Pero además, a la Barbie (así llamada por la hija de su creadora, chamaca que nunca pudo emular sus medidas en ningún momento, según las malas lenguas) la acompañan desde hace tiempo un galán llamado Ken (que ha tenido que hacer múltiples papelones en diversas encarnaciones como compañero buena-onda de su chica), una hermanita en plena edad de la punzada (para hacerla ver su suerte, supongo) llamada Skipper, otra que se llama Kelly, y una bebé apelada Krissy, cuyos vestuarios son más caros que los de una familia equivalente de la vida real. De todos los personajes se han vendido, en el último medio siglo, varios centenares de millones de ejemplares. Se ha fabricado una Barbie (o parentela) por cada siete niñas en el mundo.

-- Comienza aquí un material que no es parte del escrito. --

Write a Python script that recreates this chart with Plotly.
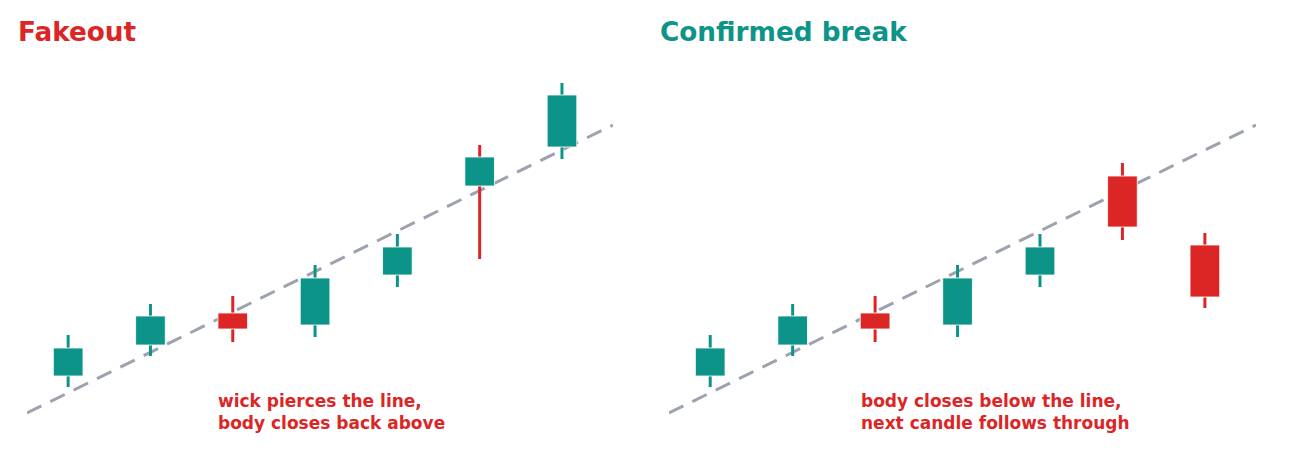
import plotly.graph_objects as go

# candle index
x = [0, 1, 2, 3, 4, 5, 6]

# first five candles are shared by both panels
open_base = [103.7, 106.8, 110.0, 108.8, 113.8]
close_base = [106.5, 109.7, 108.4, 113.5, 116.6]
high_base = [107.8, 110.9, 111.7, 114.8, 117.9]
low_base = [102.6, 105.7, 107.1, 107.6, 112.6]

# fakeout: long lower wick, closes back above
fake_open = open_base + [122.7, 126.6]
fake_close = close_base + [125.6, 131.8]
fake_high = high_base + [126.8, 133.0]
fake_low = low_base + [115.4, 125.4]
fake_wick_up = [True, True, False, True, True, False, True]

# confirmed break: closes below, follow-through
brk_open = open_base + [123.7, 116.8]
brk_close = close_base + [118.6, 111.6]
brk_high = high_base + [125.0, 118.0]
brk_low = low_base + [117.3, 110.5]

trend_x = [-0.5, 6.62]
trend_y = [100.0, 128.8]

TEAL = "#0d9488"
RED = "#dc2626"
GRAY = "#9ca3af"

W, H = 1274, 454

fig = go.Figure()


def add_panel(o, c, h, l, wick_up, xa, ya):
    fig.add_trace(go.Scatter(x=trend_x, y=trend_y, mode="lines",
                             line=dict(color=GRAY, width=3, dash="16px,10px"),
                             xaxis=xa, yaxis=ya, zorder=0))
    for i in range(len(x)):
        up = wick_up[i] if wick_up else c[i] >= o[i]
        fig.add_trace(go.Scatter(x=[x[i], x[i]], y=[l[i], h[i]], mode="lines",
                                 line=dict(color=TEAL if up else RED, width=3),
                                 xaxis=xa, yaxis=ya, zorder=1))
    fig.add_trace(go.Bar(
        x=x,
        y=[abs(ci - oi) for oi, ci in zip(o, c)],
        base=[min(oi, ci) for oi, ci in zip(o, c)],
        width=0.36,
        marker=dict(color=[TEAL if ci >= oi else RED for oi, ci in zip(o, c)],
                    line=dict(color="rgba(255,255,255,0.8)", width=1)),
        xaxis=xa, yaxis=ya, zorder=2))


add_panel(fake_open, fake_close, fake_high, fake_low, fake_wick_up, "x", "y")
add_panel(brk_open, brk_close, brk_high, brk_low, None, "x2", "y2")

ax = dict(visible=False, range=[-0.5, 6.62], fixedrange=True)
ay = dict(visible=False, range=[96.3, 135.3], fixedrange=True)

fig.update_layout(
    width=W, height=H,
    margin=dict(l=0, r=0, t=52, b=12),
    paper_bgcolor="white", plot_bgcolor="white",
    showlegend=False, hovermode=False, barmode="overlay",
    font=dict(family="DejaVu Sans"),
    xaxis=dict(ax, domain=[19 / W, 605 / W]),
    xaxis2=dict(ax, domain=[661 / W, 1248 / W], anchor="y2"),
    yaxis=dict(ay),
    yaxis2=dict(ay, anchor="x2"),
)

fig.add_annotation(text="<b>Fakeout</b>", xref="paper", yref="paper",
                   x=8 / W, y=1.071, xanchor="left", yanchor="middle",
                   showarrow=False, font=dict(size=26.3, color=RED))
fig.add_annotation(text="<b>Confirmed break</b>", xref="paper", yref="paper",
                   x=650 / W, y=1.071, xanchor="left", yanchor="middle",
                   showarrow=False, font=dict(size=26.3, color=TEAL))

fig.add_annotation(text="<b>wick pierces the line,<br>body closes back above</b>",
                   xref="x", yref="y", x=1.8, y=100.1, xanchor="left",
                   yanchor="middle", align="left", showarrow=False,
                   font=dict(size=17, color=RED))
fig.add_annotation(text="<b>body closes below the line,<br>next candle follows through</b>",
                   xref="x2", yref="y2", x=1.8, y=100.1, xanchor="left",
                   yanchor="middle", align="left", showarrow=False,
                   font=dict(size=17, color=RED))

fig.write_html("out.html")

No es de oquis, pues, que la Barbie se haya ganado no sólo un puesto como icono cultural de Occidente, sino también la inquina de muy distintos grupos. Las feministas de los sesentas la quemaron con todo y sus brasieres, alegando que la muñeca era un ejemplo de cosificación de la mujer: si aquél era el ejemplo a seguir por las niñas, entonces nada más las estaban preparando para estar güenonas y servir de objetos sexuales del hombre (en parte por ello le inventaron más profesiones que las registradas por la CNOP... si es que existe todavía la CNOP). Más recientemente, con la bulimia, la anorexia y otros desórdenes alimentarios campeando por sus fueros, se le acusa de servir como modelo imposible de alcanzar para una generación de niñas que se la pasan viendo en la tele supermodelos más delgadas que el sentido de la vergüenza de nuestros gobernantes (lo que ya es decir). Y en la república islámica de Irán, no hace mucho, sacaron a la venta su contraparte musulmana: mucho menos sinuosa, más recatada en el vestir, y “con fuertes valores morales”, según anunció el fabricante. Vaya, pues.

Total, que estos juguetes han hecho historia. Y conocemos ahora sí que hasta su acta de nacimiento... como la que acompaña, por cierto, a unas monas monstruosas llamadas “Cabbage Patch Dolls”, que amenazan con volverse a poner de moda. Lo bueno es que Constanza mi hija ya va para los doce años... y claro, habrá otras preocupaciones. Pero nada puede salir más caro que comprar en una misma temporada la Barbie Detective, una Cabagge Patch de raza indostana, la tercera generación de las Bratz, la segunda (¿o es la quinta?) de las Divas y una Ty Doll del Abominable Hombre de las Nieves. Muy tierno él, eso sí.